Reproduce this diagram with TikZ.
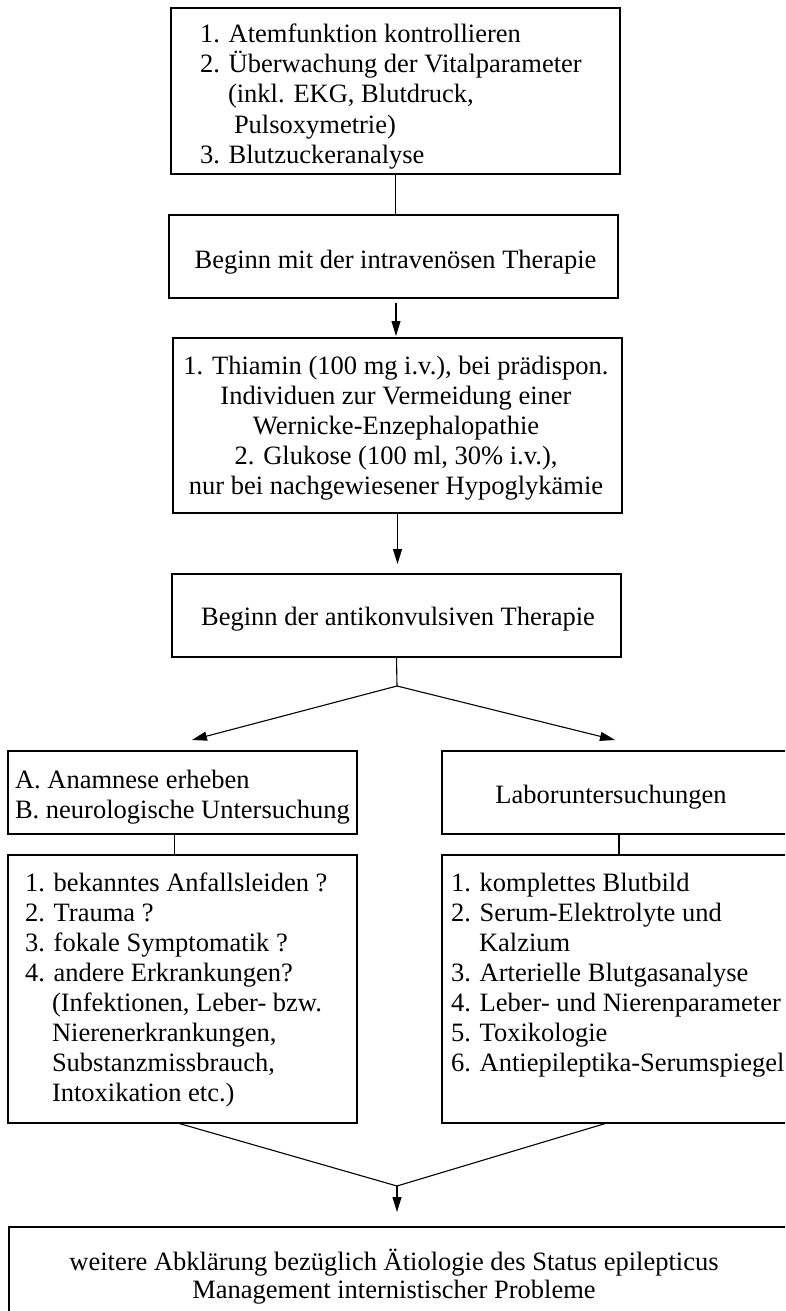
\documentclass[tikz,border=0pt]{standalone}
\usepackage{fontspec}
\setmainfont{Liberation Serif}
\usetikzlibrary{arrows.meta}
\begin{document}
\begin{tikzpicture}[x=1pt,y=-1pt,
  boxst/.style={draw, line width=1.1pt, inner sep=0pt, outer sep=0pt},
  txt/.style={inner sep=0pt, outer sep=0pt, font=\fontsize{26.5}{30}\selectfont},
  conn/.style={line width=1.1pt},
  arr/.style={line width=1.1pt, -{Triangle[length=15pt,width=9pt]}}]
\useasboundingbox (0,0) rectangle (785,1311);
\clip (0,0) rectangle (785,1311);
% boxes
\node[boxst, minimum width=449pt, minimum height=166pt] (b1) at (395.5,91) {};
\node[boxst, minimum width=449pt, minimum height=83pt] (b2) at (393.5,256.5) {};
\node[boxst, minimum width=449pt, minimum height=175pt] (b3) at (397.5,425.5) {};
\node[boxst, minimum width=449pt, minimum height=83pt] (b4) at (396.5,615.5) {};
\node[boxst, minimum width=349pt, minimum height=83pt] (b5l) at (182.5,792.5) {};
\node[boxst, minimum width=354pt, minimum height=83pt] (b5r) at (619,792.5) {};
\node[boxst, minimum width=349pt, minimum height=268pt] (b6l) at (182.5,989) {};
\node[boxst, minimum width=354pt, minimum height=268pt] (b6r) at (619,989) {};
\node[boxst, minimum width=791pt, minimum height=113pt] (b7) at (404.5,1283.5) {};
% texts (base anchor = baseline of the last line)
\node[txt, anchor=base west, align=left] (t1) at (200,163) {1. Atemfunktion kontrollieren\\
2. Überwachung der Vitalparameter\\
\hspace*{28pt}(inkl. EKG, Blutdruck,\\
\hspace*{34pt}Pulsoxymetrie)\\
3. Blutzuckeranalyse};
\node[txt, anchor=base] (t2) at (395.5,268) {Beginn mit der intravenösen Therapie};
\node[txt, anchor=base, align=center] (t3) at (396,494) {1. Thiamin (100 mg i.v.), bei prädispon.\\
Individuen zur Vermeidung einer\\
Wernicke-Enzephalopathie\\
2. Glukose (100 ml, 30\% i.v.),\\
nur bei nachgewiesener Hypoglykämie};
\node[txt, anchor=base] (t4) at (398,625) {Beginn der antikonvulsiven Therapie};
\node[txt, anchor=base west, align=left] (t5l) at (15,818) {A. Anamnese erheben\\
B. neurologische Untersuchung};
\node[txt, anchor=base] (t5r) at (611,803) {Laboruntersuchungen};
\node[txt, anchor=base west, align=left] (t6l) at (25,1101) {1. bekanntes Anfallsleiden ?\\
2. Trauma ?\\
3. fokale Symptomatik ?\\
4. andere Erkrankungen?\\
\hspace*{27pt}(Infektionen, Leber- bzw.\\
\hspace*{27pt}Nierenerkrankungen,\\
\hspace*{27pt}Substanzmissbrauch,\\
\hspace*{27pt}Intoxikation etc.)};
\node[txt, anchor=base west, align=left] (t6r) at (451,1071) {1. komplettes Blutbild\\
2. Serum-Elektrolyte und\\
\hspace*{28pt}Kalzium\\
3. Arterielle Blutgasanalyse\\
4. Leber- und Nierenparameter\\
5. Toxikologie\\
6. Antiepileptika-Serumspiegel};
\node[txt, anchor=base, align=center, font=\fontsize{26.5}{28}\selectfont] (t7) at (394,1298) {weitere Abklärung bezüglich Ätiologie des Status epilepticus\\
Management internistischer Probleme};
% connectors
\draw[conn] (b1.south) -- (b1.south |- b2.north);
\draw[arr, shorten <=5pt, shorten >=2pt] ([xshift=2.5pt]b2.south) -- ([xshift=2.5pt]b2.south |- b3.north);
\draw[arr, shorten >=10pt] (b3.south) -- (b3.south |- b4.north);
\coordinate (j1) at (397,686);
\coordinate (a1) at (192,740);
\coordinate (a2) at (615,740);
\draw[conn] (b4.south) -- (j1);
\draw[arr] (j1) -- (a1);
\draw[arr] (j1) -- (a2);
\draw[conn] ([xshift=-8pt]b5l.south) -- ([xshift=-8pt]b6l.north);
\draw[conn] (b5r.south) -- (b6r.north);
\coordinate (j2) at (397,1186);
\coordinate (a3) at (397,1212);
\draw[conn] ([xshift=-5pt]b6l.south) -- (j2);
\draw[conn] ([xshift=-12pt]b6r.south) -- (j2);
\draw[arr] (j2) -- (a3);
\end{tikzpicture}
\end{document}
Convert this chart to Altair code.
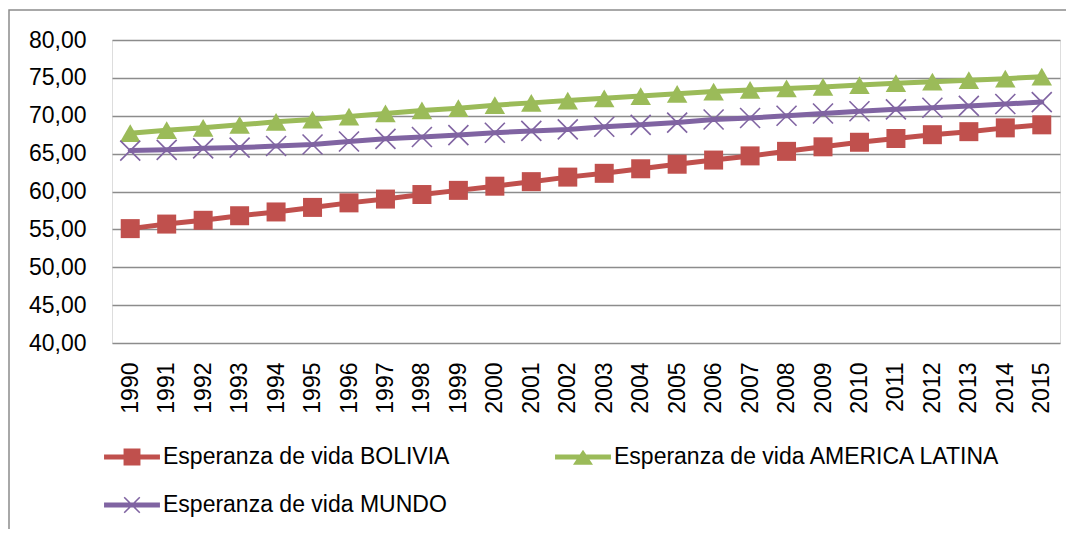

EXERCISE REQUIREMENTS
The data above needs to be retyped exactly, with the images left out.

OUTPUT OF THE TASK
Reproduce this diagram with TikZ.
\documentclass[tikz,border=0pt]{standalone}
\usepackage{fontspec}
\setmainfont{Liberation Serif}
\usetikzlibrary{arrows.meta}
\begin{document}
\begin{tikzpicture}[x=1pt,y=-1pt,
  boxst/.style={draw, line width=1.1pt, inner sep=0pt, outer sep=0pt},
  txt/.style={inner sep=0pt, outer sep=0pt, font=\fontsize{26.5}{30}\selectfont},
  conn/.style={line width=1.1pt},
  arr/.style={line width=1.1pt, -{Triangle[length=15pt,width=9pt]}}]
\useasboundingbox (0,0) rectangle (785,1311);
\clip (0,0) rectangle (785,1311);
% boxes
\node[boxst, minimum width=449pt, minimum height=166pt] (b1) at (395.5,91) {};
\node[boxst, minimum width=449pt, minimum height=83pt] (b2) at (393.5,256.5) {};
\node[boxst, minimum width=449pt, minimum height=175pt] (b3) at (397.5,425.5) {};
\node[boxst, minimum width=449pt, minimum height=83pt] (b4) at (396.5,615.5) {};
\node[boxst, minimum width=349pt, minimum height=83pt] (b5l) at (182.5,792.5) {};
\node[boxst, minimum width=354pt, minimum height=83pt] (b5r) at (619,792.5) {};
\node[boxst, minimum width=349pt, minimum height=268pt] (b6l) at (182.5,989) {};
\node[boxst, minimum width=354pt, minimum height=268pt] (b6r) at (619,989) {};
\node[boxst, minimum width=791pt, minimum height=113pt] (b7) at (404.5,1283.5) {};
% texts (base anchor = baseline of the last line)
\node[txt, anchor=base west, align=left] (t1) at (200,163) {1. Atemfunktion kontrollieren\\
2. Überwachung der Vitalparameter\\
\hspace*{28pt}(inkl. EKG, Blutdruck,\\
\hspace*{34pt}Pulsoxymetrie)\\
3. Blutzuckeranalyse};
\node[txt, anchor=base] (t2) at (395.5,268) {Beginn mit der intravenösen Therapie};
\node[txt, anchor=base, align=center] (t3) at (396,494) {1. Thiamin (100 mg i.v.), bei prädispon.\\
Individuen zur Vermeidung einer\\
Wernicke-Enzephalopathie\\
2. Glukose (100 ml, 30\% i.v.),\\
nur bei nachgewiesener Hypoglykämie};
\node[txt, anchor=base] (t4) at (398,625) {Beginn der antikonvulsiven Therapie};
\node[txt, anchor=base west, align=left] (t5l) at (15,818) {A. Anamnese erheben\\
B. neurologische Untersuchung};
\node[txt, anchor=base] (t5r) at (611,803) {Laboruntersuchungen};
\node[txt, anchor=base west, align=left] (t6l) at (25,1101) {1. bekanntes Anfallsleiden ?\\
2. Trauma ?\\
3. fokale Symptomatik ?\\
4. andere Erkrankungen?\\
\hspace*{27pt}(Infektionen, Leber- bzw.\\
\hspace*{27pt}Nierenerkrankungen,\\
\hspace*{27pt}Substanzmissbrauch,\\
\hspace*{27pt}Intoxikation etc.)};
\node[txt, anchor=base west, align=left] (t6r) at (451,1071) {1. komplettes Blutbild\\
2. Serum-Elektrolyte und\\
\hspace*{28pt}Kalzium\\
3. Arterielle Blutgasanalyse\\
4. Leber- und Nierenparameter\\
5. Toxikologie\\
6. Antiepileptika-Serumspiegel};
\node[txt, anchor=base, align=center, font=\fontsize{26.5}{28}\selectfont] (t7) at (394,1298) {weitere Abklärung bezüglich Ätiologie des Status epilepticus\\
Management internistischer Probleme};
% connectors
\draw[conn] (b1.south) -- (b1.south |- b2.north);
\draw[arr, shorten <=5pt, shorten >=2pt] ([xshift=2.5pt]b2.south) -- ([xshift=2.5pt]b2.south |- b3.north);
\draw[arr, shorten >=10pt] (b3.south) -- (b3.south |- b4.north);
\coordinate (j1) at (397,686);
\coordinate (a1) at (192,740);
\coordinate (a2) at (615,740);
\draw[conn] (b4.south) -- (j1);
\draw[arr] (j1) -- (a1);
\draw[arr] (j1) -- (a2);
\draw[conn] ([xshift=-8pt]b5l.south) -- ([xshift=-8pt]b6l.north);
\draw[conn] (b5r.south) -- (b6r.north);
\coordinate (j2) at (397,1186);
\coordinate (a3) at (397,1212);
\draw[conn] ([xshift=-5pt]b6l.south) -- (j2);
\draw[conn] ([xshift=-12pt]b6r.south) -- (j2);
\draw[arr] (j2) -- (a3);
\end{tikzpicture}
\end{document}
Convert this chart to Altair code.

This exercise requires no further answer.